The goods and services tax (GST) may be indefinitely delayed because the Constitution amendment Bill is stuck in the Rajya Sabha, but another big bang reform will come through in the budget session of Parliament in February 2016.
In a smart move, the Narendra Modi government introduced the Insolvency and Bankruptcy Code 2015 – the law that allows for quick closure of ailing companies – in the Lok Sabha as a money bill. Which means the Rajya Sabha can only delay it by 14 days. As this article in Swarajya points out, such a law is necessary for companies to close down and reassign resources to another venture.
For a Bill to be a money bill, it needs to do any or all of the following: impose, abolish or alter a tax; make regulations about borrowing of money or standing guarantee by the central government or impose financial obligations on the central government; deal with payments to or from the Consolidated Fund; declare any expenditure as being charged on the Consolidated Fund.
The Insolvency Code has some provisions that enable it to be categorised as a money bill, among them the establishment of an Insolvency and Bankruptcy Fund which will receive grants from the central government and amendments to the Income Tax Act, Central Excise Act and Customs Act.
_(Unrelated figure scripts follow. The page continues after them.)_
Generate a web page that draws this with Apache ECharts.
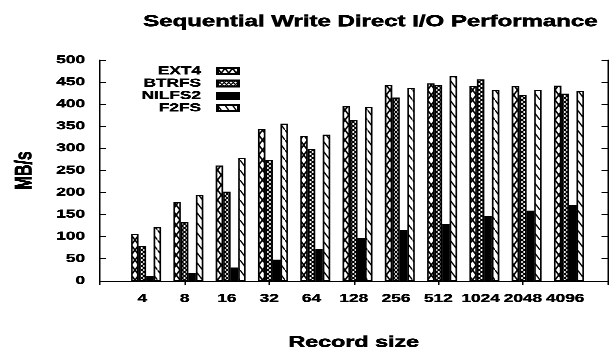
<!DOCTYPE html>
<html><head><meta charset="utf-8">
<script src="https://cdn.jsdelivr.net/npm/echarts@6/dist/echarts.min.js"></script>
<style>
html,body{margin:0;padding:0;background:#fff;overflow:hidden;width:612px;height:356px}
#c{width:408px;height:356px;transform:scaleX(1.5);transform-origin:0 0;}
</style>
</head><body><div id="c"></div>
<script>
const categories = ['4','8','16','32','64','128','256','512','1024','2048','4096'];
const ext4   = [106, 178, 261, 344, 328, 395, 444, 447, 441, 441, 442];
const btrfs  = [79, 133, 202, 273, 298, 364, 415, 443, 456, 421, 424];
const nilfs2 = [10, 17, 30, 48, 72, 96, 115, 128, 146, 159, 172];
const f2fs   = [121, 195, 278, 356, 331, 393, 437, 463, 432, 432, 430];
const seriesNames = ['EXT4','BTRFS','NILFS2','F2FS'];
const yMin = 0, yMax = 500, yStep = 50;

const FONT = "'Liberation Sans', Arial, sans-serif";
const S = 4;
function pat(w, h, lw, draw) {
  const c = document.createElement('canvas');
  c.width = w * S; c.height = h * S;
  const g = c.getContext('2d');
  g.fillStyle = '#fff'; g.fillRect(0, 0, c.width, c.height);
  g.scale(S, S);
  g.strokeStyle = '#000'; g.lineWidth = lw;
  draw(g, w, h);
  return { image: c, repeat: 'repeat', scaleX: 1 / S, scaleY: 1 / S };
}
function line(g, x1, y1, x2, y2) { g.beginPath(); g.moveTo(x1, y1); g.lineTo(x2, y2); g.stroke(); }
const crossBig = pat(5, 10, 1.2, (g, w, h) => {
  line(g, -1, -2, w + 1, h + 2); line(g, w + 1, -2, -1, h + 2);
});
const crossSmall = pat(3, 4, 0.9, (g, w, h) => {
  line(g, -1, -4/3, w + 1, h + 4/3); line(g, w + 1, -4/3, -1, h + 4/3);
});
const diag = pat(5, 10, 1.0, (g, w, h) => {
  line(g, -1, -2, w + 1, h + 2);
});
const fills = [crossBig, crossSmall, '#000', diag];
const values = [ext4, btrfs, nilfs2, f2fs];

const pad = arr => ['-'].concat(arr, ['-']);
const xCats = [''].concat(categories, ['']);

const chart = echarts.init(document.getElementById('c'), null, { renderer: 'canvas', devicePixelRatio: 3 });

const txt = (size, bw) => ({ fontFamily: FONT, fontSize: size, fontWeight: 'bold', color: '#000',
  textBorderColor: '#000', textBorderWidth: bw });

const axisCommon = {
  axisLine: { show: true, lineStyle: { color: '#000', width: 1 } },
  axisTick: { show: true, inside: true, length: 4, lineStyle: { color: '#000' } },
  splitLine: { show: false }
};

const series = [{
  type: 'bar', name: '_pad', data: pad(categories.map(() => '-')), barWidth: 5,
  silent: true, itemStyle: { color: 'transparent' }
}];
seriesNames.forEach((n, i) => {
  series.push({
    type: 'bar', name: n, data: pad(values[i]), barWidth: 5, barGap: '0%',
    itemStyle: { color: fills[i], borderColor: '#000', borderWidth: 1.1 },
    emphasis: { disabled: true }
  });
});

chart.setOption({
  animation: false,
  backgroundColor: '#fff',
  title: [
    { text: 'Sequential Write Direct I/O Performance', left: 95.5, top: 14, padding: 0,
      textStyle: txt(16, 0.5) }
  ],
  legend: {
    data: seriesNames, orient: 'vertical', align: 'right',
    right: 248, top: 65, padding: 0,
    itemWidth: 14, itemHeight: 6, itemGap: 0, icon: 'rect',
    textStyle: Object.assign(txt(11.5, 0.35), { lineHeight: 10.6, padding: [0, 6, 0, 0] })
  },
  grid: { left: 66.7, right: 2.7, top: 60, bottom: 71, containLabel: false },
  xAxis: [
    Object.assign({}, axisCommon, {
      type: 'category', position: 'bottom', data: xCats, boundaryGap: false,
      name: 'Record size', nameLocation: 'middle', nameGap: 54,
      nameTextStyle: txt(15.5, 0.5),
      axisLabel: Object.assign(txt(11.5, 0.35), { margin: 12, interval: 0 })
    }),
    Object.assign({}, axisCommon, {
      type: 'category', position: 'top', data: xCats, boundaryGap: false,
      axisLabel: { show: false }
    })
  ],
  yAxis: [
    Object.assign({}, axisCommon, {
      type: 'value', position: 'left', min: yMin, max: yMax, interval: yStep,
      name: 'MB/s', nameLocation: 'middle', nameGap: 42, nameRotate: 90,
      nameTextStyle: txt(16, 0.5),
      axisLabel: Object.assign(txt(11.5, 0.35), { margin: 10 })
    }),
    Object.assign({}, axisCommon, {
      type: 'value', position: 'right', min: yMin, max: yMax, interval: yStep,
      axisLabel: { show: false }
    })
  ],
  series: series
});
</script>
</body></html>
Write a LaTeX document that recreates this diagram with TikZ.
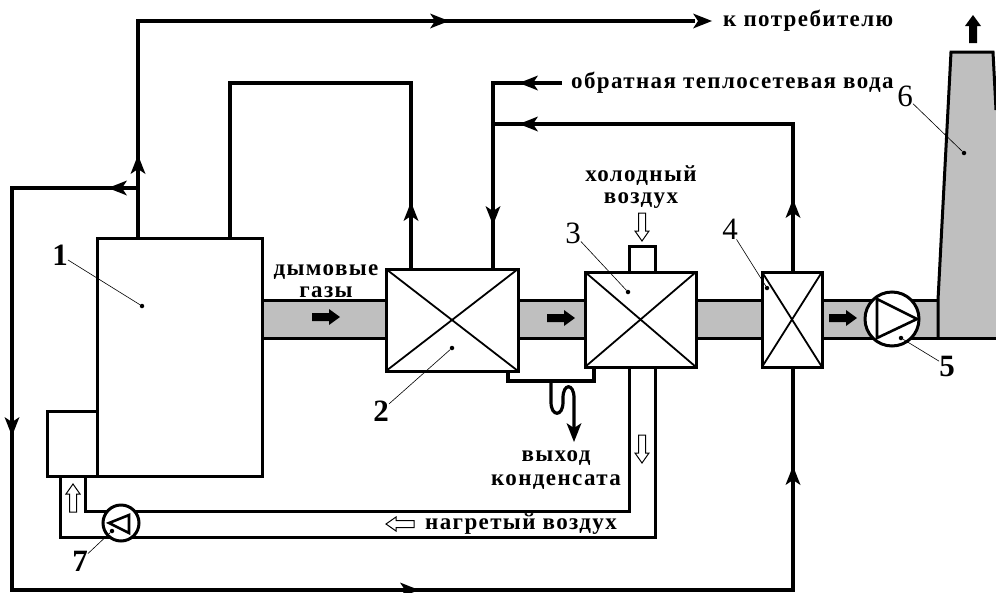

The opposition can do nothing but gnash its teeth in frustration. All it can do is create a ruckus to prevent a money bill from being introduced in the Lok Sabha and question its categorisation as a money bill. But the Constitution is clear (Article 110(3)) that in the case of any dispute about the nature of the bill, “the decision of the Speaker of the House of the People thereon shall be final”.
The Insolvency Code has been referred to a Select Committee, which will go through it with a fine toothcomb. It should give its report in the budget session. Once the Lok Sabha passes the Bill, it will be sent to the Rajya Sabha. The Rajya Sabha can do three things: pass it, suggest changes or reject it. But all this has to be done within 14 days. In case amendments are suggested, the bill goes back to the Lok Sabha, but the lower house need not accept these suggestions. Rejection or stalling also has no value. The Bill becomes a law after 14 days.
This will be a huge relief for India Inc. It will undoubtedly give more ammunition to the Congress to call the Modi government a suit-boot sarkar but the new law will help a lot of small and medium enterprises and not just big business. Besides, the trickle down effects of this move will be significant as unviable businesses get shut down and new ones come up in their place.
This is clearly the right way to deal with senseless obstructionism by the Congress, which appears determined not to let any major reform measure that requires legislative sanction go through. Having tasted blood after forcing the government to withdraw the land acquisition Act, it had extended this tactic to the GST Bill as well.
Unfortunately, because the GST Bill is related to a Constitutional amendment, the government could not use the money bill route. But it needs to explore this route for all future economic reform measures that need to go through Parliament. Not all reform measures may have the potential to be categorised as a money bill, but the government should not give up exploring every opportunity there is to insulate crucial economic legislation from filibustering.